Wann operiert werden soll, hängt dabei vor allem von der persönlichen Einschätzung der Betroffenen ab. Sie müssen entscheiden, wann das Sehvermögen so stark beeinträchtigt ist, dass es für die täglichen Anforderungen wie zum Beispiel Autofahren nicht mehr ausreicht. Vor einer Operation des grauen Stars sollten sie sich genau informieren und sich eingehend mit ihrem Augenarzt besprechen.
Der Leidensweg ist noch nicht zu Ende
Christina Strässle von der Patientenorganisation SPO empfiehlt zudem, den Aufklärungsbogen, den jeder Patient unterzeichnen muss, aufmerksam durchzulesen: «Und wenn man etwas nicht versteht, sollte man unbedingt nachfragen», sagt sie. «Das ist Ihr Recht als Patient.»
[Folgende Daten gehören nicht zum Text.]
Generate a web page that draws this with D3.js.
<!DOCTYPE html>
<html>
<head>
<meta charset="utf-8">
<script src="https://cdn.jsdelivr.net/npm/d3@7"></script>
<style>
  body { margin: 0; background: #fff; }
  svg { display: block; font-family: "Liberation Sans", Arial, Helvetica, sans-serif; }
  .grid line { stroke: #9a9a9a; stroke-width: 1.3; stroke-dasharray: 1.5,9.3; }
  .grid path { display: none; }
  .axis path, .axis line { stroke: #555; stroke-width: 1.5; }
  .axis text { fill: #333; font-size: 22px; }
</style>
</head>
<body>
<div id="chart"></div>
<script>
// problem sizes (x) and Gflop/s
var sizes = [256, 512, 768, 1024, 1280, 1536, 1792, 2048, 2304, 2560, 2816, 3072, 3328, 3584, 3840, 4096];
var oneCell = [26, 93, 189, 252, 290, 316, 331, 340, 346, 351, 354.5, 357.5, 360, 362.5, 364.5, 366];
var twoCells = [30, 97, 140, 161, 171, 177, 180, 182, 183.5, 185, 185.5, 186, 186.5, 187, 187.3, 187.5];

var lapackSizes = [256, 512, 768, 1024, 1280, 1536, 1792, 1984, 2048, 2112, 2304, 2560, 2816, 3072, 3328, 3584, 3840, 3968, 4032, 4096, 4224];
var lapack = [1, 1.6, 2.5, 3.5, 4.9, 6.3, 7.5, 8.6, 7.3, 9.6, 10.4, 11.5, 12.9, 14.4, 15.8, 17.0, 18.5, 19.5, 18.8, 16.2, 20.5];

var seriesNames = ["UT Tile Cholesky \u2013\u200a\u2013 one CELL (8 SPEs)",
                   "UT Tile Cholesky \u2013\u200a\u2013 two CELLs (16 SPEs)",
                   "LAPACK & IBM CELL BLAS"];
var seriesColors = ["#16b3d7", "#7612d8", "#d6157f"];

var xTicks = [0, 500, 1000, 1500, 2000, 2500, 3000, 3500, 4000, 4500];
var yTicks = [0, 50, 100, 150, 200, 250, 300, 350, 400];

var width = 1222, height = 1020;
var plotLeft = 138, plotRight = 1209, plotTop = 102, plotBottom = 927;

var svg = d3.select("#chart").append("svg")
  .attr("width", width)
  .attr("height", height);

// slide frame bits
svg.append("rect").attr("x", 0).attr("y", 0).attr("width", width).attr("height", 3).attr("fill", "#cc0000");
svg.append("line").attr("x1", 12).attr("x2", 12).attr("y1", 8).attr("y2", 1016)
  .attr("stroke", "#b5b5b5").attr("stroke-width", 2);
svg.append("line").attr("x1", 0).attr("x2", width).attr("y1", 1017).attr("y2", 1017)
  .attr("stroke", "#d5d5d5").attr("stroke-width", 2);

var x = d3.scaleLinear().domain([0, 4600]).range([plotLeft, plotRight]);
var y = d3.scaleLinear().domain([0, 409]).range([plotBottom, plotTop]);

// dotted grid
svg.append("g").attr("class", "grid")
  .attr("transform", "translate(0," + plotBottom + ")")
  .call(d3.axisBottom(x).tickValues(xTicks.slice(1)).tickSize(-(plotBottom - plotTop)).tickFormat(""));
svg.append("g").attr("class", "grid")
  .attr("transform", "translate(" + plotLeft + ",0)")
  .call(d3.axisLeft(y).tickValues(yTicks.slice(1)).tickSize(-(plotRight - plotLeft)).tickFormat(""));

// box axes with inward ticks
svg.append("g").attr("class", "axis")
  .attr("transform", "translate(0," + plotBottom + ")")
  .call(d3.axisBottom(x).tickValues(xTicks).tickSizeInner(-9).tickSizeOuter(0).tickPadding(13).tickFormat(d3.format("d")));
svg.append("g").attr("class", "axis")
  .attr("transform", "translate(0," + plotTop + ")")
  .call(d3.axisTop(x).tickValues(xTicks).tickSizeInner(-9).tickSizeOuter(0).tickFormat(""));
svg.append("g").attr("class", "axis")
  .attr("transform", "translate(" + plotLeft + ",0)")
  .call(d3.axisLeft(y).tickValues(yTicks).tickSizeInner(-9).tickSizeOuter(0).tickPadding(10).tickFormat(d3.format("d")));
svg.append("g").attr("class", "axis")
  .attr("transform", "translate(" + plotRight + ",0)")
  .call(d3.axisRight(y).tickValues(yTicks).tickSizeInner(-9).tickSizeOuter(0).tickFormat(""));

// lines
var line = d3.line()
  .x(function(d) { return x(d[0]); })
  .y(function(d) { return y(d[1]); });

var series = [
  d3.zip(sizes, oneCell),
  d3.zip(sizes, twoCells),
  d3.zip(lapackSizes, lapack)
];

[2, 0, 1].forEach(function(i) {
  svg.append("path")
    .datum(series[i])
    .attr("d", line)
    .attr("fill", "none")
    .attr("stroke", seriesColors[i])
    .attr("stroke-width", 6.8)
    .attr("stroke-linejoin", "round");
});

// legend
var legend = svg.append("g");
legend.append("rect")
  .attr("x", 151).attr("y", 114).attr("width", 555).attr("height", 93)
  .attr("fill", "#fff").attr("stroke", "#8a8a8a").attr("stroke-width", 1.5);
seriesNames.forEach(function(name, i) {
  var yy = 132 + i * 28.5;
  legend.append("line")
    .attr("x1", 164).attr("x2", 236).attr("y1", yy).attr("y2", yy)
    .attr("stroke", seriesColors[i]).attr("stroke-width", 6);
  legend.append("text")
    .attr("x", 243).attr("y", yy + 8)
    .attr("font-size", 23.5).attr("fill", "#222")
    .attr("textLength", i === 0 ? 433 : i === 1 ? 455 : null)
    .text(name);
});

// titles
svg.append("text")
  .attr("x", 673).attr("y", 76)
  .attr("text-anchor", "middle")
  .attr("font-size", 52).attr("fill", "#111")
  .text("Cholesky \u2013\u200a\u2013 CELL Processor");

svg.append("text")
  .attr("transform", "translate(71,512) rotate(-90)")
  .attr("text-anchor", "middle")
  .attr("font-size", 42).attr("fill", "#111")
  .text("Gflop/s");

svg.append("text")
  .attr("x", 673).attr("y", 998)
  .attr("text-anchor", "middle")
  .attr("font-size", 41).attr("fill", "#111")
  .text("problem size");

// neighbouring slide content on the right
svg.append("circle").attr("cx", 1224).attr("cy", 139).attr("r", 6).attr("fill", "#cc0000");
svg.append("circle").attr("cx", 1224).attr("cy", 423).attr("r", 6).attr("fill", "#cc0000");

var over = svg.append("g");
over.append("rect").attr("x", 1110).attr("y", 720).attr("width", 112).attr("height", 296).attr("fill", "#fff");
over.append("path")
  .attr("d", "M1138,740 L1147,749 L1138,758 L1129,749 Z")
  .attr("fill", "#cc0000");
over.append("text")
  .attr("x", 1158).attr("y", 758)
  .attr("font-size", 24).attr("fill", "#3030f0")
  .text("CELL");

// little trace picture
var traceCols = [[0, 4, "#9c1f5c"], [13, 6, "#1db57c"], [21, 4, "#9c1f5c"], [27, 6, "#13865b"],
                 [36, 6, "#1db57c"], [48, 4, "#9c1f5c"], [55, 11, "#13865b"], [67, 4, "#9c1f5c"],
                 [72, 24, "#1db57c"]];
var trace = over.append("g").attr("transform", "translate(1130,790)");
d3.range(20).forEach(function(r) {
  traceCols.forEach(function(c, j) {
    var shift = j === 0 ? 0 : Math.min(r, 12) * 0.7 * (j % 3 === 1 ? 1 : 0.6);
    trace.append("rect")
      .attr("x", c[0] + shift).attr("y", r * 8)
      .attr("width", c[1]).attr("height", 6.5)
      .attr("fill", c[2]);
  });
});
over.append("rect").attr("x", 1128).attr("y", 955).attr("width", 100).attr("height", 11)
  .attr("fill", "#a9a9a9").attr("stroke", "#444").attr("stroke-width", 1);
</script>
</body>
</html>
Heini Meier sagt im Rückblick: «Ich hätte besser noch etwas zugewartet. Und vielleicht noch eine zweite Meinung eingeholt.» Sein Leidensweg ist noch nicht zu Ende. Im Herbst muss er sich noch einmal einer Operation unterziehen.
Die Hirslanden-Kliniken erklären auf Anfrage des Gesundheitstipp, es sei die Aufgabe des Arztes, den Patienten über mögliche Risiken zu informieren und auf die individuellen Risiken einzugehen. Die Pallas-Kliniken geben an, dass Patienten detailliert über den Ablauf der Operation sowie mögliche Komplikationen aufgeklärt würden. Die Augenklinik Heuberger äusserte sich nicht zum vorliegenden Fall.